Ante el espacio en blanco de la pantalla del ordenador siempre me nace la inseguridad de cómo decir aquello que bulle por la cabeza, de cómo hilar las palabras en frases coherentes para que surja esa comunicación con el lector en un viaje de ida y vuelta.
Se ha celebrado en Madrid, con toda profusión de medios festivos y mediáticos, el día mundial del “Orgullo LGBT” (World Pride). Celebro con toda mi alma que se recuerde el respeto a la sexualidad diferente de hombres y mujeres en libertad y se haga definitivamente verdad la igualdad entre las personas después de estar sometidos a tanta persecución y hostigamiento por una sociedad puritana y politizada.

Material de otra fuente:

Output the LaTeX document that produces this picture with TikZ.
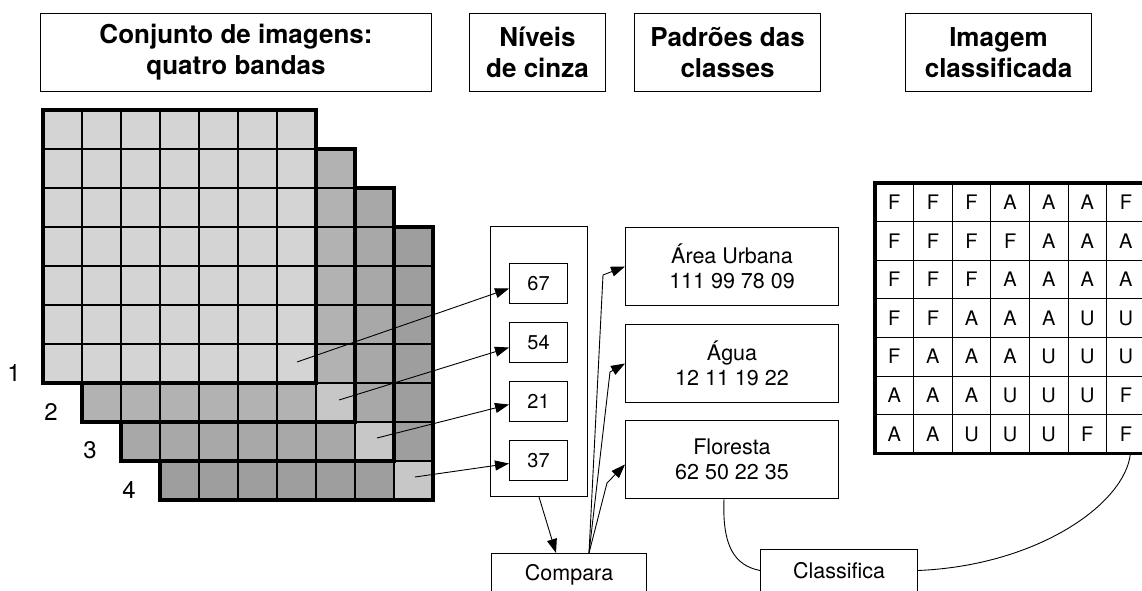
\documentclass[tikz,border=0pt]{standalone}
\usepackage{fontspec}
\setmainfont{TeX Gyre Heros}
\usetikzlibrary{positioning,arrows.meta,calc}
\tikzset{
  cabec/.style={rectangle, draw, line width=1pt, align=center, inner sep=0pt,
    minimum height=78pt, font=\fontsize{26}{31}\selectfont\bfseries},
  caixa/.style={rectangle, draw, line width=1pt, align=center, inner sep=0pt,
    font=\fontsize{21.5}{25}\selectfont},
  valor/.style={rectangle, draw, line width=1pt, inner sep=0pt,
    minimum width=58pt, minimum height=40pt, font=\fontsize{20}{22}\selectfont},
  rotulo/.style={font=\fontsize{24}{26}\selectfont, inner sep=0pt},
  letra/.style={font=\fontsize{20}{22}\selectfont, inner sep=0pt},
  seta/.style={-{Triangle[length=14pt,width=10pt]}, line width=0.9pt},
  liga/.style={line width=0.9pt},
}
\begin{document}
\begin{tikzpicture}[x=1pt, y=-1pt]
  \clip (0,0) rectangle (1142,591);
  % cabecalhos
  \node[cabec, minimum width=391pt, anchor=north west] (hconj) at (40,13) {Conjunto de imagens:\\quatro bandas};
  \node[cabec, minimum width=136pt, right=37pt of hconj] (hniv) {Níveis\\de cinza};
  \node[cabec, minimum width=186pt, right=28pt of hniv] (hpad) {Padrões das\\classes};
  \node[cabec, minimum width=186pt, right=84pt of hpad] (himg) {Imagem\\classificada};

  % as quatro bandas
  \foreach \b/\cor/\lw in {4/black!38/1.6, 3/black!34/1.6, 2/black!30/1.6, 1/black!17/1.1} {
    \pgfmathsetmacro{\o}{(\b-1)*39}
    \begin{scope}[shift={(43+\o,110+\o)}]
      \fill[\cor] (0,0) rectangle (273,273);
      \ifnum\b>1 \fill[black!22] (234,234) rectangle (273,273); \fi
      \foreach \i in {1,...,6} {
        \draw[line width=\lw pt] (\i*39,0) -- (\i*39,273);
        \draw[line width=\lw pt] (0,\i*39) -- (273,\i*39);
      }
      \draw[line width=3.2pt] (0,0) rectangle (273,273);
    \end{scope}
  }
  \node[rotulo] (n1) at (14,373) {1};
  \node[rotulo] (n2) at (51,412) {2};
  \node[rotulo] (n3) at (90,450) {3};
  \node[rotulo] (n4) at (129,490) {4};
  \coordinate (p1) at (297,362);
  \coordinate (p2) at (339,400);
  \coordinate (p3) at (377,438);
  \coordinate (p4) at (415,477);

  % niveis de cinza
  \node[caixa, minimum width=97pt, minimum height=270pt, anchor=north west] (niveis) at (490,226) {};
  \node[valor, anchor=north west] (v67) at (509,263) {67};
  \node[valor, below=18pt of v67] (v54) {54};
  \node[valor, below=18pt of v54] (v21) {21};
  \node[valor, below=18pt of v21] (v37) {37};
  \draw[seta] (p1) -- ([yshift=-5pt]v67.west);
  \draw[seta] (p2) -- ([yshift=-5pt]v54.west);
  \draw[seta] (p3) -- ([yshift=-3pt]v21.west);
  \draw[seta] (p4) -- ([yshift=-3pt]v37.west);

  % padroes das classes
  \node[caixa, minimum width=213pt, minimum height=78pt, anchor=north west] (area) at (625,227) {Área Urbana\\111 99 78 09};
  \node[caixa, minimum width=213pt, minimum height=78pt, below=18pt of area] (agua) {Água\\12 11 19 22};
  \node[caixa, minimum width=213pt, minimum height=78pt, below=17pt of agua] (floresta) {Floresta\\62 50 22 35};

  % operacoes
  \node[caixa, minimum width=155pt, minimum height=42pt, anchor=north west] (compara) at (491,553) {Compara};
  \node[caixa, minimum width=157pt, minimum height=42pt, anchor=north west] (classifica) at (760,549) {Classifica};
  \draw[seta] (niveis.south) -- ([xshift=-13pt]compara.north);
  \coordinate (c0) at ([xshift=20pt]compara.north);
  \draw[seta] (c0) -- (603,275) -- (area.west);
  \draw[seta] (c0) -- (610,372) -- (agua.west);
  \draw[seta] (c0) -- (607,483) -- ([yshift=-5pt]floresta.west);

  % imagem classificada
  \node[inner sep=0pt, minimum width=270pt, minimum height=270pt, anchor=north west] (grade) at (875,183) {};
  \begin{scope}[shift={(875,183)}]
    \foreach \i in {1,...,6} {
      \draw[line width=1pt] (\i*38.6,0) -- (\i*38.6,270);
      \draw[line width=1pt] (0,\i*38.6) -- (270,\i*38.6);
    }
  \end{scope}
  \draw[line width=3.5pt] (grade.north west) rectangle (grade.south east);
  \foreach \linha [count=\r] in {{F,F,F,A,A,A,F},{F,F,F,F,A,A,A},{F,F,F,A,A,A,A},{F,F,A,A,A,U,U},{F,A,A,A,U,U,U},{A,A,A,U,U,U,F},{A,A,U,U,U,F,F}} {
    \foreach \l [count=\k] in \linha {
      \node[letra] (g\r\k) at (875+\k*38.6-19.3, 183+\r*38.6-19.3) {\l};
    }
  }
  \coordinate (gfim) at ([xshift=-15pt]grade.south east);
  \draw[liga] ([xshift=-8pt]floresta.south) .. controls +(-2,48) and +(-25,-5) .. (classifica.west);
  \draw[liga] (classifica.east) .. controls +(120,-5) and +(-5,50) .. (gfim);
\end{tikzpicture}
\end{document}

Lo que quiero contar responde a un deshago personal. Abro mi vida, que no opinión, a unos acontecimientos vividos cuando cursaba segundo año de Magisterio en Burgos. Como era mocita “de perder” viví alojada en una residencia de monjas y acudía a las clases de la Escuela Normal ubicada en la calle S. Pablo. Compartía las noches con otras estudiantes en sendas camarillas separadas por tabiques de media altura. Unas cortinas exiguas limitaban nuestra intimidad. Sucedió que una de esas noches antes de dormir se le ocurrió a mi amiga del alma lanzarme unas zapatillas por todo lo alto con una caída libre sobre mi cama. Sin pensarlo me pase a su camarilla, le despoje de mantas y sábanas –no se usaba pijama- y le propiné unos tímidos zapatillazos sobre su “pompis” cubierto, eso sí, por unas honestas bragas. En esta situación me pillo la monja cuidadora. Lo que sobrevino después no fue la reprimenda ni un castigo acorde con la falta, sino una exaltación del pecado más grave cometido entre dos mujeres. No entendimos su discurso de amoralidad con todo el peligro de un hecho tan pervertido como el de no entender el respeto que nos debíamos a nuestro cuerpo creado para ser madres. No entendimos nuestro aislamiento. A su vez comunicaron a nuestros padres la gravedad de la conducta. Nos obligamos a confesar nuestra culpa a la mayor brevedad. Como nada se podía hablar de sexualidad tardamos mucho tiempo en descifrar la idea de lesbianismo que se pudo formar la monja con nuestra actitud. Porque no otra cosa pudo acarrear tanto despropósito.
En nuestra formación académica además de las asignaturas de mas o menos calado científico y literario las chicas teníamos clases de labores; Formación del Espíritu Nacional con una permanencia de un mes con la Sección Femenina en segundo curso y Religión con ejercicios espirituales obligatorios cada año. Transcurrido un tiempo y con estos mimbres de moralidad y patriotismo dictatorial ejerzo mi docencia en Madrid. Era la época de la EGB y por contar con la especialidad en Lengua y Literatura obtenida en la UNEC pude optar a clases de segunda etapa. Uno de los alumnos, me habían advertido, era “amanerado”. Y ahí apliqué mis artes inculcadas para cambiar sus maneras de relacionarse junto a los chicos y no con las chicas como era preceptivo. Fueron pasando los días y cursos de su escolaridad conmigo y en ese extraordinario alumno veía yo el posible problema de sus preferencias sexuales. Terminó su escolaridad y con catorce años fue al instituto. Siempre me acompañó su recuerdo. Cierto día, al cabo del tiempo, me llega la trágica noticia de su suicidio.
Aún queda mucho por hacer aunque somos un país adelantado en la tolerancia con los “diferentes”. Nos importan las personas. Esto se aprende con una buena Educación (con mayúscula) Nada más.